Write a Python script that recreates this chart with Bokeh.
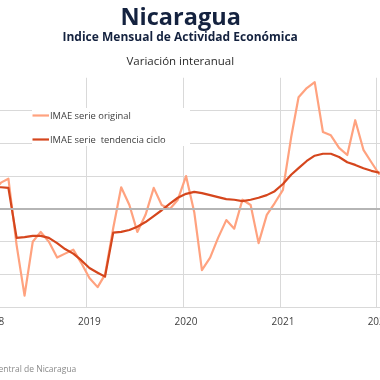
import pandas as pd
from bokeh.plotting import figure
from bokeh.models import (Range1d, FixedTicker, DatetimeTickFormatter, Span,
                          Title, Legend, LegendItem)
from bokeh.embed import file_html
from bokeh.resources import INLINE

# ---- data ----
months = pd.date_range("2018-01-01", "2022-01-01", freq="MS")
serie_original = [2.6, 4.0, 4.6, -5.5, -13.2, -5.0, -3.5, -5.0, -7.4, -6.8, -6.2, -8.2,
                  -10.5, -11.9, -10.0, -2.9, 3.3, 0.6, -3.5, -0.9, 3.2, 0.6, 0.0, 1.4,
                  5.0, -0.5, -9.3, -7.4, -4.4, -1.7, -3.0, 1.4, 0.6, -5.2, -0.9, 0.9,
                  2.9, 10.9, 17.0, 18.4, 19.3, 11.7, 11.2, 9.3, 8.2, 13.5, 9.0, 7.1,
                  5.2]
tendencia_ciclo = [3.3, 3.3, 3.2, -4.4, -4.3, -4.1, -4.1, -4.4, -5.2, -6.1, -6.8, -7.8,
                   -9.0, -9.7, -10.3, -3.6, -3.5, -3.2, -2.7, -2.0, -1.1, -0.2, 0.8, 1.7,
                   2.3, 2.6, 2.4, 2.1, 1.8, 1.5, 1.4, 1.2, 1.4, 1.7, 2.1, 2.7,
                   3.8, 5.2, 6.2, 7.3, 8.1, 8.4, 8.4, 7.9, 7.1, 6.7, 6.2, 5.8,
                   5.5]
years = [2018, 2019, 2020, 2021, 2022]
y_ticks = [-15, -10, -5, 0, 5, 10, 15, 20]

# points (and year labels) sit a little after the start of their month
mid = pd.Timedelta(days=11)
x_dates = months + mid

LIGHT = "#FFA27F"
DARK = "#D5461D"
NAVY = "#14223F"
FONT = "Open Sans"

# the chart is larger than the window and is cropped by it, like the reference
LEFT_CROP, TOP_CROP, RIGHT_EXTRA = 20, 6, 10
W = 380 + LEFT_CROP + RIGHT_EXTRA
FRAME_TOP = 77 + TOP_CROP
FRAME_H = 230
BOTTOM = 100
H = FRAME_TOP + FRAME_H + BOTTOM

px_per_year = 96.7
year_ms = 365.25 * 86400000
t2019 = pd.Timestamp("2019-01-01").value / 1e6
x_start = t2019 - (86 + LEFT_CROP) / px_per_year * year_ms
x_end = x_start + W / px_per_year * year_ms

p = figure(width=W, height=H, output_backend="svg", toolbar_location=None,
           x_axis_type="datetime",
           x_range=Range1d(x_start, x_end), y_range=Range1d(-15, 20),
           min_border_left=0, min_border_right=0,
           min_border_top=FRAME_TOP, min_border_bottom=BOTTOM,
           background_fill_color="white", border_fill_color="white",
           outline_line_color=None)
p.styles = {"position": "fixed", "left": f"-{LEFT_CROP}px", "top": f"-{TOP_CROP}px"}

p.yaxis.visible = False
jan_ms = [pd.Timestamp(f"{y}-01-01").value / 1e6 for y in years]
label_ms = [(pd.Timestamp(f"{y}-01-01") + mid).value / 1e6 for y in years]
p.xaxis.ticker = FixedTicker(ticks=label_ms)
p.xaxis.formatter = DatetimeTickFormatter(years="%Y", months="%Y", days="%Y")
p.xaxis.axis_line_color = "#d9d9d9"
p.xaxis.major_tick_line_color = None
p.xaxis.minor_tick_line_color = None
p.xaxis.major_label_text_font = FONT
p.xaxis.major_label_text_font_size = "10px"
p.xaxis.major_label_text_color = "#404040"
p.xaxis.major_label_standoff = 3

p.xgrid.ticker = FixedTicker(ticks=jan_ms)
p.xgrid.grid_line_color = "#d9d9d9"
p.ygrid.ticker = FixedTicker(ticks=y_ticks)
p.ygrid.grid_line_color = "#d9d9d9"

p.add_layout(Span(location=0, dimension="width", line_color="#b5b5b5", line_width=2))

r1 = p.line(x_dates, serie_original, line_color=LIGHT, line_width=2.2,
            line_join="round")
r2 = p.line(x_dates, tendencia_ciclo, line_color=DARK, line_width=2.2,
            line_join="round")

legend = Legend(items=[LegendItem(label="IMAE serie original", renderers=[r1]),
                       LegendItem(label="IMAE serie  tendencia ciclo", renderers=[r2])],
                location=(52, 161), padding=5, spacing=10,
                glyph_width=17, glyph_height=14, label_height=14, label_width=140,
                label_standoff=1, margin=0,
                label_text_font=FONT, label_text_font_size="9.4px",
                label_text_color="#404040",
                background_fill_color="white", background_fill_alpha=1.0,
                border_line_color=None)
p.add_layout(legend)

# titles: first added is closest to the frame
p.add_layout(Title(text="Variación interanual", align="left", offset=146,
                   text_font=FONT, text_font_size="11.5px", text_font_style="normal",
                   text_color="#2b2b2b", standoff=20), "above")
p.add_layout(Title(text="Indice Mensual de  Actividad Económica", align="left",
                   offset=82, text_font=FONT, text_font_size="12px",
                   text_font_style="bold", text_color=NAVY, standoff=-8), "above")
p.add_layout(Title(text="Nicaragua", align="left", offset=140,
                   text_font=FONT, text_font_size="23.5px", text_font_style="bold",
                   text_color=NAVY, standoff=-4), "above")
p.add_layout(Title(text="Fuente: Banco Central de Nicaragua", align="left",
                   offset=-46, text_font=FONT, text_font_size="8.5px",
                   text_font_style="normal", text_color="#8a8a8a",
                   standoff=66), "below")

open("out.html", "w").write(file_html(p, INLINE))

== WRITTEN PROBLEM ==
Emit the lines of the material exactly, from its first line to the line containing "H = FRAME_TOP + FRAME_H + BOTTOM", inclusive; leave every picture out.

== SOLUTION TO THIS PROBLEM ==
Write a Python script that recreates this chart with Bokeh.
import pandas as pd
from bokeh.plotting import figure
from bokeh.models import (Range1d, FixedTicker, DatetimeTickFormatter, Span,
                          Title, Legend, LegendItem)
from bokeh.embed import file_html
from bokeh.resources import INLINE

# ---- data ----
months = pd.date_range("2018-01-01", "2022-01-01", freq="MS")
serie_original = [2.6, 4.0, 4.6, -5.5, -13.2, -5.0, -3.5, -5.0, -7.4, -6.8, -6.2, -8.2,
                  -10.5, -11.9, -10.0, -2.9, 3.3, 0.6, -3.5, -0.9, 3.2, 0.6, 0.0, 1.4,
                  5.0, -0.5, -9.3, -7.4, -4.4, -1.7, -3.0, 1.4, 0.6, -5.2, -0.9, 0.9,
                  2.9, 10.9, 17.0, 18.4, 19.3, 11.7, 11.2, 9.3, 8.2, 13.5, 9.0, 7.1,
                  5.2]
tendencia_ciclo = [3.3, 3.3, 3.2, -4.4, -4.3, -4.1, -4.1, -4.4, -5.2, -6.1, -6.8, -7.8,
                   -9.0, -9.7, -10.3, -3.6, -3.5, -3.2, -2.7, -2.0, -1.1, -0.2, 0.8, 1.7,
                   2.3, 2.6, 2.4, 2.1, 1.8, 1.5, 1.4, 1.2, 1.4, 1.7, 2.1, 2.7,
                   3.8, 5.2, 6.2, 7.3, 8.1, 8.4, 8.4, 7.9, 7.1, 6.7, 6.2, 5.8,
                   5.5]
years = [2018, 2019, 2020, 2021, 2022]
y_ticks = [-15, -10, -5, 0, 5, 10, 15, 20]

# points (and year labels) sit a little after the start of their month
mid = pd.Timedelta(days=11)
x_dates = months + mid

LIGHT = "#FFA27F"
DARK = "#D5461D"
NAVY = "#14223F"
FONT = "Open Sans"

# the chart is larger than the window and is cropped by it, like the reference
LEFT_CROP, TOP_CROP, RIGHT_EXTRA = 20, 6, 10
W = 380 + LEFT_CROP + RIGHT_EXTRA
FRAME_TOP = 77 + TOP_CROP
FRAME_H = 230
BOTTOM = 100
H = FRAME_TOP + FRAME_H + BOTTOM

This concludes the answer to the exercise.